## Dataset section
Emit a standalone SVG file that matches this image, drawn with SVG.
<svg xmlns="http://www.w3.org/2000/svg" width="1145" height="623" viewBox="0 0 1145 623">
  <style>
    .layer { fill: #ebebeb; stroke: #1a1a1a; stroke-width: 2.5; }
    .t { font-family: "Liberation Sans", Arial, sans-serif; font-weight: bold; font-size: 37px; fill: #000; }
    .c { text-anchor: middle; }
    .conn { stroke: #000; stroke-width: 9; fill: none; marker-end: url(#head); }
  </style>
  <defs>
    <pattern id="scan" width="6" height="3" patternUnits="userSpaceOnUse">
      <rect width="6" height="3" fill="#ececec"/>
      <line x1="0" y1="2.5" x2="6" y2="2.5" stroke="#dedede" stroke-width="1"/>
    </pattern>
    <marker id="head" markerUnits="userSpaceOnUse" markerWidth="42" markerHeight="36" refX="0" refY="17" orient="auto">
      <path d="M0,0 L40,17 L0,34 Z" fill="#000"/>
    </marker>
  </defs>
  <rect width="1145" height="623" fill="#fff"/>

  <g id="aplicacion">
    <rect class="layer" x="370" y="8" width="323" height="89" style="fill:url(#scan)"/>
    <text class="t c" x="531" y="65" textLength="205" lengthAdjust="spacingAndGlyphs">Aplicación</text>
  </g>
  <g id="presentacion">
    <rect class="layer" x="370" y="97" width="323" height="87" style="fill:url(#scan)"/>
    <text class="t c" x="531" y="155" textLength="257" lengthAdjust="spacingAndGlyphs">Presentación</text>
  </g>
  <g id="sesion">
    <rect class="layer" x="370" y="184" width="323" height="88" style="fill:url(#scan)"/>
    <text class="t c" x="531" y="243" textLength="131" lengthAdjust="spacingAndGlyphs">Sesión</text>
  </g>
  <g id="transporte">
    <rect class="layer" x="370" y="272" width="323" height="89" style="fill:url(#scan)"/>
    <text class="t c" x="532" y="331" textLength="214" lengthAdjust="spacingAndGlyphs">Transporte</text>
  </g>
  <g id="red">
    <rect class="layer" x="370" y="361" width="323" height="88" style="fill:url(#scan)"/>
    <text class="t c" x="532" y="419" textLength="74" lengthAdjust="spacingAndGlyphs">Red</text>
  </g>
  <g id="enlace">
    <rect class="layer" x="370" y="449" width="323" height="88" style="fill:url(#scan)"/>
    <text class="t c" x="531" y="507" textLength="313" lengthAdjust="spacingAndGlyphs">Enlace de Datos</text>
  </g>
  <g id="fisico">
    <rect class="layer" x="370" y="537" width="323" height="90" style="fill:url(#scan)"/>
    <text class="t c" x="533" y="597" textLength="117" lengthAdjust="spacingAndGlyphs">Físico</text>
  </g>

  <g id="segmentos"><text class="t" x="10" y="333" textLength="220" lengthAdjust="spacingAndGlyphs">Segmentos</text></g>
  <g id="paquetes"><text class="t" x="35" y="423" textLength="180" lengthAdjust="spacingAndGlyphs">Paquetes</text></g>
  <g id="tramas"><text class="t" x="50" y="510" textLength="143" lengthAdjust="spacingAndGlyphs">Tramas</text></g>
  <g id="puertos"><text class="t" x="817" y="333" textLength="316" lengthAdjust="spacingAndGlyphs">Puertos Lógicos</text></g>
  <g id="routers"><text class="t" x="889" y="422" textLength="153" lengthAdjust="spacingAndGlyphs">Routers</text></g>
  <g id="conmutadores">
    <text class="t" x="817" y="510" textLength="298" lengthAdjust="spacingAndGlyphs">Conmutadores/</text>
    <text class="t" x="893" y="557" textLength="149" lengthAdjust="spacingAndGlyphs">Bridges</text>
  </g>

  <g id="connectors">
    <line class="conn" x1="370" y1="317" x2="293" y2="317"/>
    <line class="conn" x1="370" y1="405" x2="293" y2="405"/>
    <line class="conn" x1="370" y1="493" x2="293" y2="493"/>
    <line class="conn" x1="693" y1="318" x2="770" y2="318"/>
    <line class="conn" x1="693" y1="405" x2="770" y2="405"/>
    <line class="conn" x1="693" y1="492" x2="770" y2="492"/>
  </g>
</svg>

## What needs to be done
Repeat the preceding lines exactly, please, every one of them.

## Solution to this task
Emit a standalone SVG file that matches this image, drawn with SVG.
<svg xmlns="http://www.w3.org/2000/svg" width="1145" height="623" viewBox="0 0 1145 623">
  <style>
    .layer { fill: #ebebeb; stroke: #1a1a1a; stroke-width: 2.5; }
    .t { font-family: "Liberation Sans", Arial, sans-serif; font-weight: bold; font-size: 37px; fill: #000; }
    .c { text-anchor: middle; }
    .conn { stroke: #000; stroke-width: 9; fill: none; marker-end: url(#head); }
  </style>
  <defs>
    <pattern id="scan" width="6" height="3" patternUnits="userSpaceOnUse">
      <rect width="6" height="3" fill="#ececec"/>
      <line x1="0" y1="2.5" x2="6" y2="2.5" stroke="#dedede" stroke-width="1"/>
    </pattern>
    <marker id="head" markerUnits="userSpaceOnUse" markerWidth="42" markerHeight="36" refX="0" refY="17" orient="auto">
      <path d="M0,0 L40,17 L0,34 Z" fill="#000"/>
    </marker>
  </defs>
  <rect width="1145" height="623" fill="#fff"/>

  <g id="aplicacion">
    <rect class="layer" x="370" y="8" width="323" height="89" style="fill:url(#scan)"/>
    <text class="t c" x="531" y="65" textLength="205" lengthAdjust="spacingAndGlyphs">Aplicación</text>
  </g>
  <g id="presentacion">
    <rect class="layer" x="370" y="97" width="323" height="87" style="fill:url(#scan)"/>
    <text class="t c" x="531" y="155" textLength="257" lengthAdjust="spacingAndGlyphs">Presentación</text>
  </g>
  <g id="sesion">
    <rect class="layer" x="370" y="184" width="323" height="88" style="fill:url(#scan)"/>
    <text class="t c" x="531" y="243" textLength="131" lengthAdjust="spacingAndGlyphs">Sesión</text>
  </g>
  <g id="transporte">
    <rect class="layer" x="370" y="272" width="323" height="89" style="fill:url(#scan)"/>
    <text class="t c" x="532" y="331" textLength="214" lengthAdjust="spacingAndGlyphs">Transporte</text>
  </g>
  <g id="red">
    <rect class="layer" x="370" y="361" width="323" height="88" style="fill:url(#scan)"/>
    <text class="t c" x="532" y="419" textLength="74" lengthAdjust="spacingAndGlyphs">Red</text>
  </g>
  <g id="enlace">
    <rect class="layer" x="370" y="449" width="323" height="88" style="fill:url(#scan)"/>
    <text class="t c" x="531" y="507" textLength="313" lengthAdjust="spacingAndGlyphs">Enlace de Datos</text>
  </g>
  <g id="fisico">
    <rect class="layer" x="370" y="537" width="323" height="90" style="fill:url(#scan)"/>
    <text class="t c" x="533" y="597" textLength="117" lengthAdjust="spacingAndGlyphs">Físico</text>
  </g>

  <g id="segmentos"><text class="t" x="10" y="333" textLength="220" lengthAdjust="spacingAndGlyphs">Segmentos</text></g>
  <g id="paquetes"><text class="t" x="35" y="423" textLength="180" lengthAdjust="spacingAndGlyphs">Paquetes</text></g>
  <g id="tramas"><text class="t" x="50" y="510" textLength="143" lengthAdjust="spacingAndGlyphs">Tramas</text></g>
  <g id="puertos"><text class="t" x="817" y="333" textLength="316" lengthAdjust="spacingAndGlyphs">Puertos Lógicos</text></g>
  <g id="routers"><text class="t" x="889" y="422" textLength="153" lengthAdjust="spacingAndGlyphs">Routers</text></g>
  <g id="conmutadores">
    <text class="t" x="817" y="510" textLength="298" lengthAdjust="spacingAndGlyphs">Conmutadores/</text>
    <text class="t" x="893" y="557" textLength="149" lengthAdjust="spacingAndGlyphs">Bridges</text>
  </g>

  <g id="connectors">
    <line class="conn" x1="370" y1="317" x2="293" y2="317"/>
    <line class="conn" x1="370" y1="405" x2="293" y2="405"/>
    <line class="conn" x1="370" y1="493" x2="293" y2="493"/>
    <line class="conn" x1="693" y1="318" x2="770" y2="318"/>
    <line class="conn" x1="693" y1="405" x2="770" y2="405"/>
    <line class="conn" x1="693" y1="492" x2="770" y2="492"/>
  </g>
</svg>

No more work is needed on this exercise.